• Stored data

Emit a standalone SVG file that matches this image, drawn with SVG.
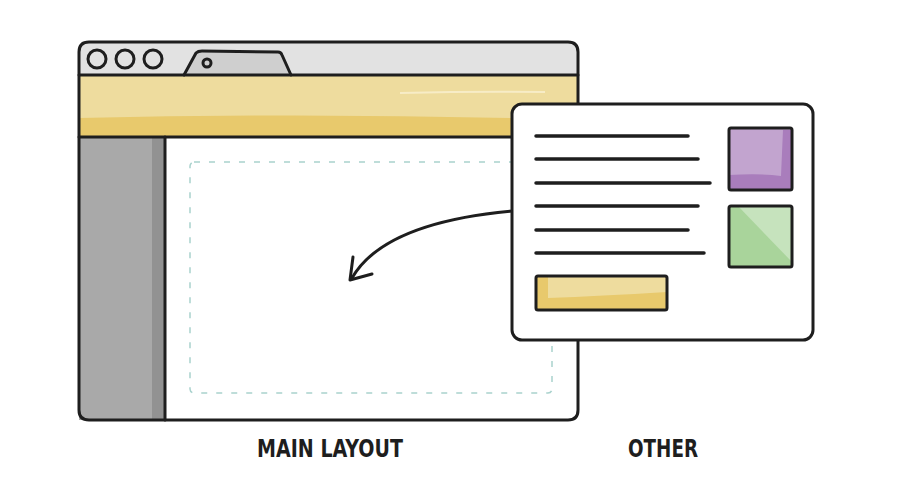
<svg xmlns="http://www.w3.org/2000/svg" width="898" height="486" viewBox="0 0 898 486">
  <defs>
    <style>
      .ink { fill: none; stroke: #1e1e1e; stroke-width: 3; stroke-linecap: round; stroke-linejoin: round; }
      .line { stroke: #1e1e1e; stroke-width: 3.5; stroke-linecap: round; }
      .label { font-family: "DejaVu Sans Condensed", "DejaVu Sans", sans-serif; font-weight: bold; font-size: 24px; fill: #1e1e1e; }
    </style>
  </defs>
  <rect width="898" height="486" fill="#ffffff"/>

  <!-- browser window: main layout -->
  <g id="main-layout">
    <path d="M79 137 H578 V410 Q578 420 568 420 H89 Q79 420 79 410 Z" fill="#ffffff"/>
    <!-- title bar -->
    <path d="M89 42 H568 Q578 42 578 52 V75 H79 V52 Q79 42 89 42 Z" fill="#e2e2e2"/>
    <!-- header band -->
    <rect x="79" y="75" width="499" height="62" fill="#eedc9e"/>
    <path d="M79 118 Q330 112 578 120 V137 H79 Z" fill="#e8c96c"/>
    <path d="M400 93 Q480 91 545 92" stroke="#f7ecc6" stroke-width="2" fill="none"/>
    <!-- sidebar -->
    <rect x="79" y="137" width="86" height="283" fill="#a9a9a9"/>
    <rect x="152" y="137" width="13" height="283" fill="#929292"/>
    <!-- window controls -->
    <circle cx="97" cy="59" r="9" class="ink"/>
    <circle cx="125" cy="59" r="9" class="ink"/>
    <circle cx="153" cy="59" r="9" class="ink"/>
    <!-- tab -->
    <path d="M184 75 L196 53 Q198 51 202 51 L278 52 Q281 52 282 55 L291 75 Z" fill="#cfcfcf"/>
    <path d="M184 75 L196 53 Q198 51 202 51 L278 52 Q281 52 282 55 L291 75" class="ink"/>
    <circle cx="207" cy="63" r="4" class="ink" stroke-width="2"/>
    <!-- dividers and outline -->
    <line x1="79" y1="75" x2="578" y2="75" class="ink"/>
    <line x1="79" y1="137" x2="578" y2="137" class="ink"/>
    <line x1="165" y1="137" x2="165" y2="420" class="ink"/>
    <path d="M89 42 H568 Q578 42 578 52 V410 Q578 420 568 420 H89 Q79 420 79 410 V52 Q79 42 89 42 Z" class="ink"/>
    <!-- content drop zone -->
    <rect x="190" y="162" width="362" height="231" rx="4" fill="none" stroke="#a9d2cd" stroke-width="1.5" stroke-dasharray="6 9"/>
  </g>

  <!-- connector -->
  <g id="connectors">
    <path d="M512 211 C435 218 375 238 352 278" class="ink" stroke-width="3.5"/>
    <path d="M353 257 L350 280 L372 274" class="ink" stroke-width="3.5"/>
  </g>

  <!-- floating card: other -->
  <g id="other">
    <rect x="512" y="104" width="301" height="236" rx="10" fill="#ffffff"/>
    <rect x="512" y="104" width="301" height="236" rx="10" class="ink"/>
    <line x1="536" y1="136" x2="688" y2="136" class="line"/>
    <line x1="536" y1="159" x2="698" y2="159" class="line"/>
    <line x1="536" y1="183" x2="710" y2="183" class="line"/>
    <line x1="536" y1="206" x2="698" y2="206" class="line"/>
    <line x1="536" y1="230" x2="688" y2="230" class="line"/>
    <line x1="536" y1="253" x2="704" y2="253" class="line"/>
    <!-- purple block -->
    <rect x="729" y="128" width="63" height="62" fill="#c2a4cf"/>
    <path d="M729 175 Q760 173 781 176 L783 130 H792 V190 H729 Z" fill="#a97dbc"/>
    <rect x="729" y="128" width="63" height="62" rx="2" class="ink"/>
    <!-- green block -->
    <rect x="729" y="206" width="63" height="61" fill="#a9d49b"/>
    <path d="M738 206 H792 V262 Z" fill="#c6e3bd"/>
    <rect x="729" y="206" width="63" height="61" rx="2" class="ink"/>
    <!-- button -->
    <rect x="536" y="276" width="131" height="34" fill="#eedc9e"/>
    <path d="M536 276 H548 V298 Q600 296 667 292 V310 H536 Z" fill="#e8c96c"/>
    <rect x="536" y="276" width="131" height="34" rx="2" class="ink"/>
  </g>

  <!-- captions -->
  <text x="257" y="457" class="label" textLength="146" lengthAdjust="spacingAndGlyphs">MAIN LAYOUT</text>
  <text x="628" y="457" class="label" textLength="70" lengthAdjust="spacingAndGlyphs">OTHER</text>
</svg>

• What to do
Copy out the listing exactly as it stands, but not the pictures.

• Solution to the exercise
Emit a standalone SVG file that matches this image, drawn with SVG.
<svg xmlns="http://www.w3.org/2000/svg" width="898" height="486" viewBox="0 0 898 486">
  <defs>
    <style>
      .ink { fill: none; stroke: #1e1e1e; stroke-width: 3; stroke-linecap: round; stroke-linejoin: round; }
      .line { stroke: #1e1e1e; stroke-width: 3.5; stroke-linecap: round; }
      .label { font-family: "DejaVu Sans Condensed", "DejaVu Sans", sans-serif; font-weight: bold; font-size: 24px; fill: #1e1e1e; }
    </style>
  </defs>
  <rect width="898" height="486" fill="#ffffff"/>

  <!-- browser window: main layout -->
  <g id="main-layout">
    <path d="M79 137 H578 V410 Q578 420 568 420 H89 Q79 420 79 410 Z" fill="#ffffff"/>
    <!-- title bar -->
    <path d="M89 42 H568 Q578 42 578 52 V75 H79 V52 Q79 42 89 42 Z" fill="#e2e2e2"/>
    <!-- header band -->
    <rect x="79" y="75" width="499" height="62" fill="#eedc9e"/>
    <path d="M79 118 Q330 112 578 120 V137 H79 Z" fill="#e8c96c"/>
    <path d="M400 93 Q480 91 545 92" stroke="#f7ecc6" stroke-width="2" fill="none"/>
    <!-- sidebar -->
    <rect x="79" y="137" width="86" height="283" fill="#a9a9a9"/>
    <rect x="152" y="137" width="13" height="283" fill="#929292"/>
    <!-- window controls -->
    <circle cx="97" cy="59" r="9" class="ink"/>
    <circle cx="125" cy="59" r="9" class="ink"/>
    <circle cx="153" cy="59" r="9" class="ink"/>
    <!-- tab -->
    <path d="M184 75 L196 53 Q198 51 202 51 L278 52 Q281 52 282 55 L291 75 Z" fill="#cfcfcf"/>
    <path d="M184 75 L196 53 Q198 51 202 51 L278 52 Q281 52 282 55 L291 75" class="ink"/>
    <circle cx="207" cy="63" r="4" class="ink" stroke-width="2"/>
    <!-- dividers and outline -->
    <line x1="79" y1="75" x2="578" y2="75" class="ink"/>
    <line x1="79" y1="137" x2="578" y2="137" class="ink"/>
    <line x1="165" y1="137" x2="165" y2="420" class="ink"/>
    <path d="M89 42 H568 Q578 42 578 52 V410 Q578 420 568 420 H89 Q79 420 79 410 V52 Q79 42 89 42 Z" class="ink"/>
    <!-- content drop zone -->
    <rect x="190" y="162" width="362" height="231" rx="4" fill="none" stroke="#a9d2cd" stroke-width="1.5" stroke-dasharray="6 9"/>
  </g>

  <!-- connector -->
  <g id="connectors">
    <path d="M512 211 C435 218 375 238 352 278" class="ink" stroke-width="3.5"/>
    <path d="M353 257 L350 280 L372 274" class="ink" stroke-width="3.5"/>
  </g>

  <!-- floating card: other -->
  <g id="other">
    <rect x="512" y="104" width="301" height="236" rx="10" fill="#ffffff"/>
    <rect x="512" y="104" width="301" height="236" rx="10" class="ink"/>
    <line x1="536" y1="136" x2="688" y2="136" class="line"/>
    <line x1="536" y1="159" x2="698" y2="159" class="line"/>
    <line x1="536" y1="183" x2="710" y2="183" class="line"/>
    <line x1="536" y1="206" x2="698" y2="206" class="line"/>
    <line x1="536" y1="230" x2="688" y2="230" class="line"/>
    <line x1="536" y1="253" x2="704" y2="253" class="line"/>
    <!-- purple block -->
    <rect x="729" y="128" width="63" height="62" fill="#c2a4cf"/>
    <path d="M729 175 Q760 173 781 176 L783 130 H792 V190 H729 Z" fill="#a97dbc"/>
    <rect x="729" y="128" width="63" height="62" rx="2" class="ink"/>
    <!-- green block -->
    <rect x="729" y="206" width="63" height="61" fill="#a9d49b"/>
    <path d="M738 206 H792 V262 Z" fill="#c6e3bd"/>
    <rect x="729" y="206" width="63" height="61" rx="2" class="ink"/>
    <!-- button -->
    <rect x="536" y="276" width="131" height="34" fill="#eedc9e"/>
    <path d="M536 276 H548 V298 Q600 296 667 292 V310 H536 Z" fill="#e8c96c"/>
    <rect x="536" y="276" width="131" height="34" rx="2" class="ink"/>
  </g>

  <!-- captions -->
  <text x="257" y="457" class="label" textLength="146" lengthAdjust="spacingAndGlyphs">MAIN LAYOUT</text>
  <text x="628" y="457" class="label" textLength="70" lengthAdjust="spacingAndGlyphs">OTHER</text>
</svg>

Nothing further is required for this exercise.